RUSBoost [33] is a modiﬁcation to AdaBoost.M1 for solving between class imbalance problems by undersampling from the majority class. It is documented to perform better[33] than SMOTEBoost[29] that solves class imbalance by oversampling minority class. RUSBoost algorithm performs random undersampling from the majority class at every AdaBoost iteration to match the population size of the minority class, prescribed by the data sample distribution computed based on misclassiﬁcation error and exponential loss estimates.

Cost-Free Learning (CFL) [34] is a type of learning that does not require the cost terms associated with the misclassiﬁcations and/or rejects as the inputs. The goal of this type of learning is to get optimal classiﬁcation results without using any cost information. Based on information theory, CFL seeks to maximize normalized mutual information of the targets and the decision outputs of classiﬁers, which could be binary/multi-class classiﬁcations with/without abstaining. Another advantage of the method is its ability to derive optimal rejection thresholds for abstaining classiﬁcations and the “equivalent” costs in binary classiﬁcations, which can be used as a reference for cost adjustments in costsensitive learning.

An adaptive sampling with optimal cost [35] for class imbalance learning is proposed to adaptively oversample the minority positive examples and undersample the majority negative examples, forming different sub-classiﬁers by diﬀerent subsets of training data with the best cost ratio adaptively chosen, and combining these sub-classiﬁers according to their accuracy to create a strong classiﬁer. The sample weights are computed based on the prediction probability of every sample, by a pair of induced SVM classiﬁers built on two equal sized partitions of the training instances.

Weighted Extreme Learning Machines (ELM) [36] [37] is proposed as a generalized cost-sensitive learning method to deal with imbalanced data distributions, where weights are assigned to every training instance based on users’needs. Although persample weights are possible, the authors proposed to use class proportion as the common weight of every sample from a class. They also proposed an alternate weighting scheme that uses golden ratio^{[9]} in computing the common weights for the majority classes. An adaptive semiunsupervised weighted oversampling (A-SUWO) method [38] is proposed for imbalanced datasets, which clusters the minority instances using a semi-unsupervised hierarchical clustering approach and adaptively determines the size to oversample each sub-cluster using its classiﬁcation complexity and cross validation.

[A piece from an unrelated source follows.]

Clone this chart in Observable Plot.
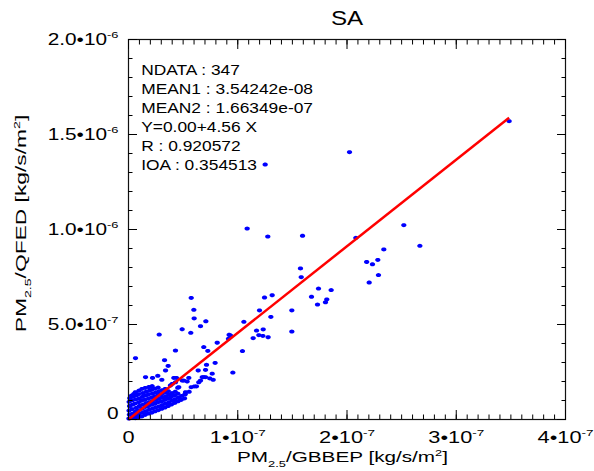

The minority instances are weighted based on their Euclidean distance to the majority class based on which they are oversampled.

An inverse random undersampling [39] method is proposed for class imbalance learning, where several distinct training sets are constructed by severely undersampling the majority class to sizes smaller than the minority class, to bias the learned decision boundaries towards the minority class.

**Cost-Sensitive-methods** While sampling methods attempt to balance distributions by considering the representative proportions of class examples in the distribution, costsensitive learning methods consider the costs associated with misclassifying examples [40]. Instead of creating balanced data distributions through different sampling strategies, cost-sensitive learning targets the imbalanced learning problem by using different cost matrices that describe the costs for misclassifying any particular data example. Recent research indicates that there is a strong connection between costsensitive learning and learning from imbalanced data; therefore, the theoretical foundations and algorithms of cost-sensitive methods can be naturally applied to imbalanced learning problems [41] [15].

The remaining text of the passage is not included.